We all know someone who can do 50 pushups without breaking a sweat. Or maybe we’ve been that person. But here’s the real question: How many pushups a day does it take to see results?
Now flip that question: How much time do you need to train at work to get better, stronger, and faster in your role?
Turns out, the answer to both might be more similar than you think.
The Power of Small, Consistent Reps
Fitness experts will tell you that even 20–30 pushups a day, consistently done, can build noticeable upper-body strength over time. The secret isn’t in maxing out on Day 1 — it’s about repeating the movement with discipline.

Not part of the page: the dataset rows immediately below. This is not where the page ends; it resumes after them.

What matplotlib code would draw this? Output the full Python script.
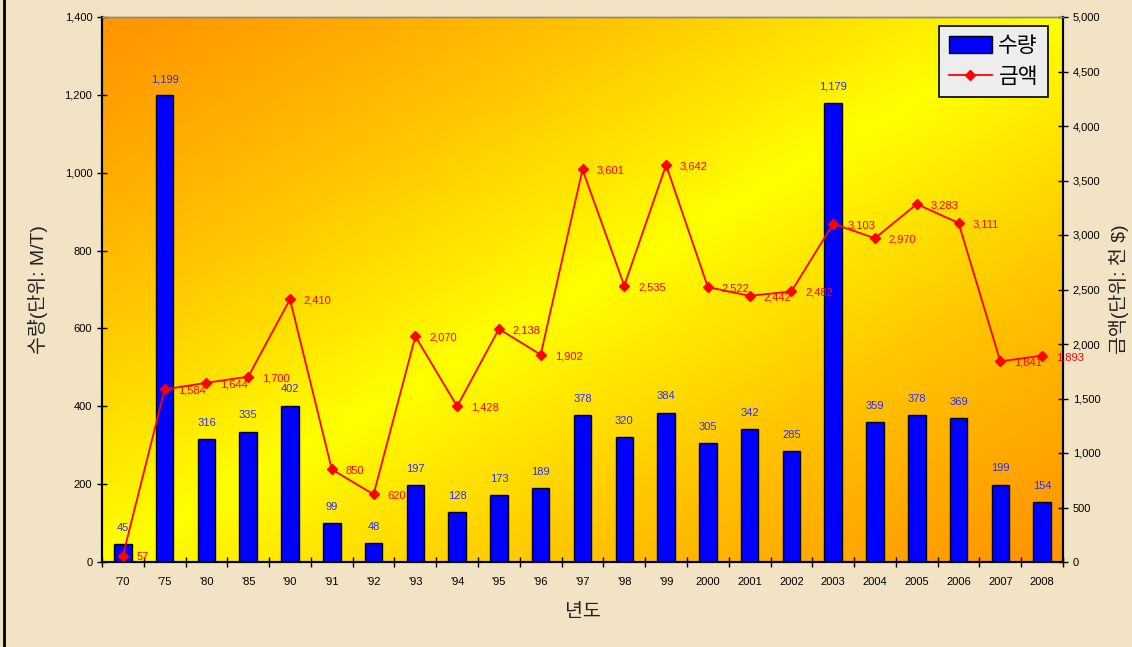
import numpy as np
import matplotlib
matplotlib.use("Agg")
import matplotlib.pyplot as plt
from matplotlib.colors import LinearSegmentedColormap
from matplotlib.lines import Line2D
from matplotlib.ticker import FuncFormatter, FixedLocator

plt.rcParams['font.family'] = ['Liberation Sans', 'Noto Sans CJK KR', 'DejaVu Sans']

years = ["'70", "'75", "'80", "'85", "'90", "'91", "'92", "'93", "'94", "'95", "'96",
         "'97", "'98", "'99", "2000", "2001", "2002", "2003", "2004", "2005", "2006",
         "2007", "2008"]
quantity = [45, 1199, 316, 335, 402, 99, 48, 197, 128, 173, 189, 378, 320, 384,
            305, 342, 285, 1179, 359, 378, 369, 199, 154]
amount = [57, 1584, 1644, 1700, 2410, 850, 620, 2070, 1428, 2138, 1902, 3601, 2535,
          3642, 2522, 2442, 2482, 3103, 2970, 3283, 3111, 1841, 1893]

fig = plt.figure(figsize=(11.32, 6.47), dpi=100)
fig.patch.set_facecolor('#F1E3C3')
ax = fig.add_axes([102/1132, 1-562/647, (1063-102)/1132, (562-17)/647])
ax2 = ax.twinx()
ax.set_zorder(1)
ax2.set_zorder(2)
ax2.patch.set_visible(False)

# gradient background
nx, ny = 300, 200
gx = np.linspace(0, 1, nx)
gy = np.linspace(1, 0, ny)
X, Y = np.meshgrid(gx, gy)
t = (X - Y + 1) / 2
v = 1 - np.abs(2 * t - 1)
cmap = LinearSegmentedColormap.from_list('g', ['#FF9500', '#FFC800', '#FFFF00'])
ax.imshow(v ** 1.2, cmap=cmap, extent=[0, 1, 0, 1], transform=ax.transAxes,
          aspect='auto', zorder=0, vmin=0, vmax=1)

x = np.arange(len(years))
bars = ax.bar(x, quantity, width=0.42, color='#0000FF', edgecolor='black',
              linewidth=1.0, zorder=2, label='수량')
for xi, q in zip(x, quantity):
    ax.annotate(f"{q:,}", (xi, q), xytext=(0, 8), textcoords='offset points',
                ha='center', va='bottom', fontsize=8, color='#2B2BFF')

ln, = ax2.plot(x, amount, color='#FF0000', linewidth=1.3, marker='D',
               markersize=5.5, zorder=3, label='금액')
for xi, a in zip(x, amount):
    ax2.annotate(f"{a:,}", (xi, a), xytext=(10, -1), textcoords='offset points',
                 ha='left', va='center', fontsize=8, color='#FF0000')

ax.set_xlim(-0.5, len(years) - 0.5)
ax.set_ylim(0, 1400)
ax2.set_ylim(0, 5000)
ax.set_yticks(np.arange(0, 1401, 200))
ax2.set_yticks(np.arange(0, 5001, 500))
fmt = FuncFormatter(lambda v, p: f"{int(v):,}")
ax.yaxis.set_major_formatter(fmt)
ax2.yaxis.set_major_formatter(fmt)

ax.xaxis.set_major_locator(FixedLocator(np.arange(-0.5, len(years), 1.0)))
ax.xaxis.set_minor_locator(FixedLocator(x))
ax.set_xticklabels([])
ax.set_xticklabels(years, minor=True)
ax.tick_params(axis='x', which='major', direction='inout', length=7, width=1)
ax.tick_params(axis='x', which='minor', length=0, pad=11, labelsize=8)
ax.tick_params(axis='y', direction='inout', length=7, width=1, labelsize=8)
ax2.tick_params(axis='y', direction='inout', length=7, width=1, labelsize=8)

for a in (ax, ax2):
    for s in ('left', 'bottom', 'right'):
        a.spines[s].set_color('black')
        a.spines[s].set_linewidth(1.5)
    a.spines['top'].set_color('#888888')
    a.spines['top'].set_linewidth(1.0)

ax.set_ylabel('수량(단위: M/T)', fontsize=14, color='#222222', labelpad=12)
ax2.set_ylabel('금액(단위: 천 $)', fontsize=14, color='#222222', rotation=90, labelpad=6)
ax.set_xlabel('년도', fontsize=14, color='#222222', labelpad=12)

leg = ax2.legend([bars, ln], ['수량', '금액'], loc='upper right',
                 bbox_to_anchor=(0.984, 0.983), borderaxespad=0, fontsize=15.5,
                 frameon=True, fancybox=False, edgecolor='black',
                 facecolor='#EDEDED', handlelength=2.0, borderpad=0.45,
                 labelspacing=0.45, handletextpad=0.3, handleheight=0.8)
leg.get_frame().set_linewidth(1.2)
leg.get_frame().set_alpha(1)

fig.add_artist(Line2D([4/1132, 4/1132], [0, 1], color='black', linewidth=2,
                      transform=fig.transFigure))

fig.savefig('out.png', dpi=100, facecolor=fig.get_facecolor())
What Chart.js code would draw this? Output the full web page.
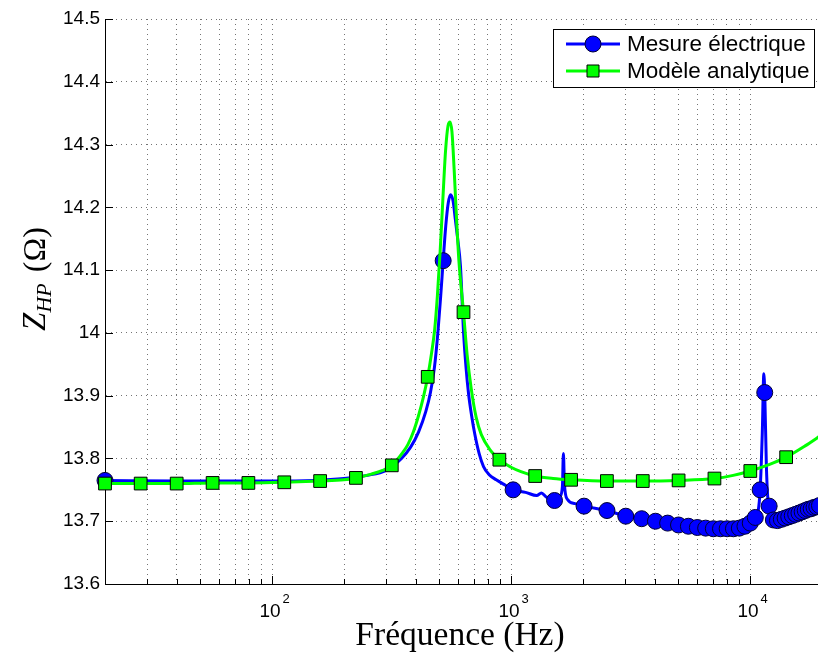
<!DOCTYPE html>
<html>
<head>
<meta charset="utf-8">
<script src="https://cdn.jsdelivr.net/npm/chart.js@4"></script>
<style>
  html, body { margin: 0; padding: 0; background: #fff; overflow: hidden; }
  #wrap { width: 818px; height: 654px; overflow: hidden; }
</style>
</head>
<body>
<div id="wrap"><canvas id="myChart" width="823" height="654"></canvas></div>
<script>
// measured impedance (Hz -> Ohm)
const measureFreq = [20, 40, 70, 100, 150, 200, 250, 300, 348, 380, 410, 440, 460, 478, 494, 508, 520, 533, 546, 559, 572, 585, 600,
  614, 633, 648, 664, 684, 704, 735, 767, 810, 867, 950,
  1020, 1150, 1280, 1340, 1400, 1520, 1600, 1640, 1656, 1672, 1720, 1850, 2020, 2520, 3020, 3520, 4020, 4520, 5020, 5520, 6020, 6520,
  7020, 7520, 8020, 8520, 9020, 9520, 10020, 10520, 10800, 11020, 11250, 11420, 11520, 11700, 11850, 12020, 12250, 12520, 13020,
  13520, 14020, 14520, 15020, 15520, 16020, 16520, 17020, 17520, 18020, 18520, 19020, 19520, 20000];
const measureZ = [13.765, 13.764, 13.764, 13.764, 13.765, 13.768, 13.773, 13.781, 13.800, 13.818, 13.842, 13.875, 13.905, 13.945,
  14.000, 14.060, 14.115, 14.170, 14.207, 14.220, 14.210, 14.180, 14.145,
  14.107, 14.000, 13.945, 13.903, 13.868, 13.840, 13.808, 13.787, 13.774, 13.766, 13.757,
  13.750, 13.746, 13.741, 13.745, 13.739, 13.733, 13.739, 13.755, 13.808, 13.760, 13.735, 13.728, 13.724, 13.717, 13.708, 13.704,
  13.700, 13.697, 13.694, 13.692, 13.690, 13.689, 13.688, 13.688, 13.688, 13.688, 13.689, 13.692, 13.697, 13.706, 13.715, 13.750,
  13.840, 13.935, 13.905, 13.790, 13.740, 13.724, 13.705, 13.702, 13.701,
  13.703, 13.705, 13.707, 13.709, 13.711, 13.713, 13.715, 13.717, 13.719, 13.720, 13.722, 13.723, 13.725, 13.726];
const measureMarkerFreq = [20, 520, 1020, 1520, 2020, 2520, 3020, 3520, 4020, 4520, 5020, 5520, 6020, 6520, 7020, 7520, 8020, 8520,
  9020, 9520, 10020, 10520, 11020, 11520, 12020, 12520, 13020, 13520, 14020, 14520, 15020, 15520, 16020, 16520, 17020, 17520,
  18020, 18520, 19020, 19520];
const measureMarkerZ = [13.765, 14.115, 13.750, 13.733, 13.724, 13.717, 13.708, 13.704, 13.700, 13.697, 13.694, 13.692, 13.690, 13.689,
  13.688, 13.688, 13.688, 13.688, 13.689, 13.692, 13.697, 13.706, 13.750, 13.905, 13.724, 13.702, 13.701, 13.703, 13.705, 13.707,
  13.709, 13.711, 13.713, 13.715, 13.717, 13.719, 13.720, 13.722, 13.723, 13.725];

// analytical model
const modelFreq = [20, 28.2, 39.9, 56.4, 79.6, 112.5, 158.9, 200, 224.4, 260, 290, 317, 332, 350, 370, 390, 410, 430, 448, 465, 479,
  492, 505, 518, 532, 545, 556, 566, 578, 590, 605, 632.5, 655, 682, 715, 751, 820, 893.4, 1000, 1100, 1262, 1500, 1783, 2518, 3557,
  5024, 7096, 8500, 10024, 12000, 14159, 17000, 20000];
const modelZ = [13.760, 13.760, 13.760, 13.761, 13.761, 13.762, 13.764, 13.766, 13.769, 13.775, 13.781, 13.789, 13.797, 13.808, 13.822,
  13.842, 13.868, 13.898, 13.930, 13.968, 14.005, 14.060, 14.130, 14.210, 14.290, 14.330, 14.336, 14.320, 14.260, 14.190, 14.115,
  14.033, 13.965, 13.910, 13.865, 13.838, 13.813, 13.798, 13.786, 13.779, 13.772, 13.768, 13.766, 13.764, 13.764,
  13.765, 13.768, 13.773, 13.780, 13.790, 13.802, 13.820, 13.838];
const modelMarkerFreq = [20, 28.2, 39.9, 56.4, 79.6, 112.5, 158.9, 224.4, 317, 448, 632.5, 893.4, 1262, 1783, 2518, 3557, 5024, 7096,
  10024, 14159];
const modelMarkerZ = [13.760, 13.760, 13.760, 13.761, 13.761, 13.762, 13.764, 13.769, 13.789, 13.930, 14.033, 13.798, 13.772, 13.766,
  13.764, 13.764, 13.765, 13.768, 13.780, 13.802];

const xGridTicks = [20, 30, 40, 50, 60, 70, 80, 90, 100, 200, 300, 400, 500, 600, 700, 800, 900, 1000, 2000, 3000, 4000, 5000, 6000,
  7000, 8000, 9000, 10000, 20000];
const xLabelTicks = [100, 1000, 10000];
const yTicks = [13.6, 13.7, 13.8, 13.9, 14.0, 14.1, 14.2, 14.3, 14.4, 14.5];

const seriesNames = ["Mesure électrique", "Modèle analytique"];
const BLUE = "#0000ff";
const GREEN = "#00ff00";
const SANS = '"Liberation Sans", Arial, Helvetica, sans-serif';
const SERIF = '"Liberation Serif", "Times New Roman", serif';

const pts = (xs, ys) => xs.map((x, i) => ({ x: x, y: ys[i] }));

const overlay = {
  id: "overlay",
  afterDraw(chart) {
    const { ctx, chartArea: a, scales: { x, y } } = chart;
    ctx.save();
    // inward tick marks (matlab style)
    ctx.strokeStyle = "#000";
    ctx.lineWidth = 1;
    xGridTicks.forEach(v => {
      const px = Math.round(x.getPixelForValue(v)) + 0.5;
      const len = xLabelTicks.includes(v) ? 8 : 5;
      ctx.beginPath();
      ctx.moveTo(px, a.bottom);
      ctx.lineTo(px, a.bottom - len);
      ctx.stroke();
    });
    yTicks.forEach(v => {
      const py = Math.round(y.getPixelForValue(v)) + 0.5;
      ctx.beginPath();
      ctx.moveTo(a.left, py);
      ctx.lineTo(a.left + 8, py);
      ctx.stroke();
    });

    // x tick labels 10^n
    ctx.fillStyle = "#000";
    ctx.textBaseline = "alphabetic";
    ctx.textAlign = "left";
    xLabelTicks.forEach(v => {
      const px = x.getPixelForValue(v);
      const exp = String(Math.round(Math.log10(v)));
      ctx.font = "19px " + SANS;
      const w = ctx.measureText("10").width;
      ctx.fillText("10", px - w / 2 - 2, 617);
      ctx.font = "13px " + SANS;
      ctx.fillText(exp, px + w / 2, 603);
    });

    // x title
    ctx.font = "33.5px " + SERIF;
    ctx.textAlign = "center";
    ctx.fillText("Fréquence (Hz)", 460, 645);

    // y title: Z_HP (Ω)
    ctx.translate(45, 279);
    ctx.rotate(-Math.PI / 2);
    ctx.textAlign = "left";
    const fBig = "italic 33px " + SERIF;
    const fSub = "italic 22px " + SERIF;
    const fUp = "32px " + SERIF;
    ctx.font = fBig; const wZ = ctx.measureText("Z").width;
    ctx.font = fSub; const wHP = ctx.measureText("HP").width;
    ctx.font = fUp; const wO = ctx.measureText(" (Ω)").width;
    let cx = -(wZ + wHP + 3 + wO) / 2;
    ctx.font = fBig; ctx.fillText("Z", cx, 0); cx += wZ;
    ctx.font = fSub; ctx.fillText("HP", cx, 6); cx += wHP + 3;
    ctx.font = fUp; ctx.fillText(" (Ω)", cx, 0);
    ctx.setTransform(1, 0, 0, 1, 0, 0);

    // legend box
    const bx = 553.5, by = 29.5, bw = 261, bh = 58;
    ctx.fillStyle = "#fff";
    ctx.fillRect(bx, by, bw, bh);
    ctx.strokeStyle = "#000";
    ctx.lineWidth = 1;
    ctx.strokeRect(bx, by, bw, bh);
    const rows = [
      { y: 44, color: BLUE, shape: "circle", text: seriesNames[0] },
      { y: 71, color: GREEN, shape: "square", text: seriesNames[1] }
    ];
    rows.forEach(r => {
      ctx.strokeStyle = r.color;
      ctx.lineWidth = 3;
      ctx.beginPath();
      ctx.moveTo(566, r.y);
      ctx.lineTo(620, r.y);
      ctx.stroke();
      ctx.fillStyle = r.color;
      ctx.strokeStyle = r.shape === "circle" ? "#000033" : "#000";
      ctx.lineWidth = 1;
      ctx.beginPath();
      if (r.shape === "circle") ctx.arc(593, r.y, 8, 0, Math.PI * 2);
      else ctx.rect(587, r.y - 6, 12, 12);
      ctx.fill();
      ctx.stroke();
      ctx.fillStyle = "#000";
      ctx.font = "22.5px " + SANS;
      ctx.textBaseline = "middle";
      ctx.fillText(r.text, 627, r.y + 1);
    });
    ctx.restore();
  }
};

const data = {
  datasets: [
    {
      label: seriesNames[1] + " markers",
      data: pts(modelMarkerFreq, modelMarkerZ),
      showLine: false,
      pointStyle: "rect",
      pointRadius: 9,
      pointBackgroundColor: GREEN,
      pointBorderColor: "#000",
      pointBorderWidth: 1,
      clip: false,
      order: 0
    },
    {
      label: seriesNames[1],
      data: pts(modelFreq, modelZ),
      borderColor: GREEN,
      borderWidth: 3,
      pointRadius: 0,
      cubicInterpolationMode: "monotone",
      order: 1
    },
    {
      label: seriesNames[0] + " markers",
      data: pts(measureMarkerFreq, measureMarkerZ),
      showLine: false,
      pointStyle: "circle",
      pointRadius: 8,
      pointBackgroundColor: BLUE,
      pointBorderColor: "#000033",
      pointBorderWidth: 1,
      clip: false,
      order: 2
    },
    {
      label: seriesNames[0],
      data: pts(measureFreq, measureZ),
      borderColor: BLUE,
      borderWidth: 3,
      pointRadius: 0,
      cubicInterpolationMode: "monotone",
      order: 3
    }
  ]
};

const config = {
  type: "line",
  data: data,
  options: {
    responsive: false,
    animation: false,
    devicePixelRatio: 1,
    layout: { autoPadding: false, padding: { top: 19, right: 1, left: 0, bottom: 0 } },
    plugins: {
      legend: { display: false },
      tooltip: { enabled: false }
    },
    scales: {
      x: {
        type: "logarithmic",
        min: 20,
        max: 20000,
        afterBuildTicks: (s) => { s.ticks = xGridTicks.map(v => ({ value: v })); },
        afterFit: (s) => { s.height = 70; },
        ticks: { display: false },
        grid: { color: "rgba(0,0,0,0.55)", lineWidth: 1, drawTicks: false },
        border: { display: true, color: "#000", width: 1, dash: [1, 4] }
      },
      y: {
        min: 13.6,
        max: 14.5,
        afterBuildTicks: (s) => { s.ticks = yTicks.map(v => ({ value: v })); },
        afterFit: (s) => { s.width = 105; },
        ticks: {
          color: "#000",
          padding: 5,
          font: { family: SANS, size: 19 },
          callback: (v) => (Math.abs(v - 14) < 1e-9 ? "14" : Number(v).toFixed(1))
        },
        grid: { color: "rgba(0,0,0,0.55)", lineWidth: 1, drawTicks: false },
        border: { display: true, color: "#000", width: 1, dash: [1, 4] }
      }
    }
  },
  plugins: [overlay]
};

new Chart(document.getElementById("myChart").getContext("2d"), config);
</script>
</body>
</html>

At work, we often look for “deep dive” trainings, multi-day workshops, or off-sites to grow our skills. But the truth? 10–30 minutes of focused practice every day — be it coding, writing, designing, or managing — builds more value than a quarterly crash course.
Think of this like repetition with intention.
The 2% Rule: Daily Investment
Let’s talk time.
- A set of pushups takes 2–5 minutes a day.
- That’s roughly 0.3% of your 24 hours.
Apply this to work:
- Spending 20–30 minutes daily learning something new or practicing a skill is about 2% of your workday.
- Over a year, that’s 120+ hours of deliberate growth — the equivalent of three full workweeks of self-training.
No seminar can match that.
Progress Is Not Instant — But It’s Inevitable
The first week of pushups feels like punishment. But by Day 30, your muscles adapt.
Likewise, the first week of reading product docs, practicing SQL, or role-playing customer calls might feel slow. But over time, your mental “muscle memory” builds. You start performing with confidence, not hesitation.
You don’t train for the task, you train for the readiness.
Compound Gains: Physical or Professional
Just like in fitness, workplace skills follow a compound growth curve:
- Day 1–10: You struggle.
- Day 10–30: You stabilize.
- Day 30–90: You gain fluency.
- Beyond 90: You scale and innovate.
Pushups transform your body.
Practice transforms your career.
Final Thought: Don’t Wait for the Gym
Most people delay pushups until they “have time.” Most professionals delay learning until it’s “part of their job.” But both growth paths begin the same way:
With one rep. One minute. One commitment.
So whether you’re dropping to the floor for 20 pushups, or spending 20 minutes with a new tool or topic, remember — your future strength is built in today’s consistency.
Now go do those pushups. And then maybe check out that tutorial you’ve been putting off.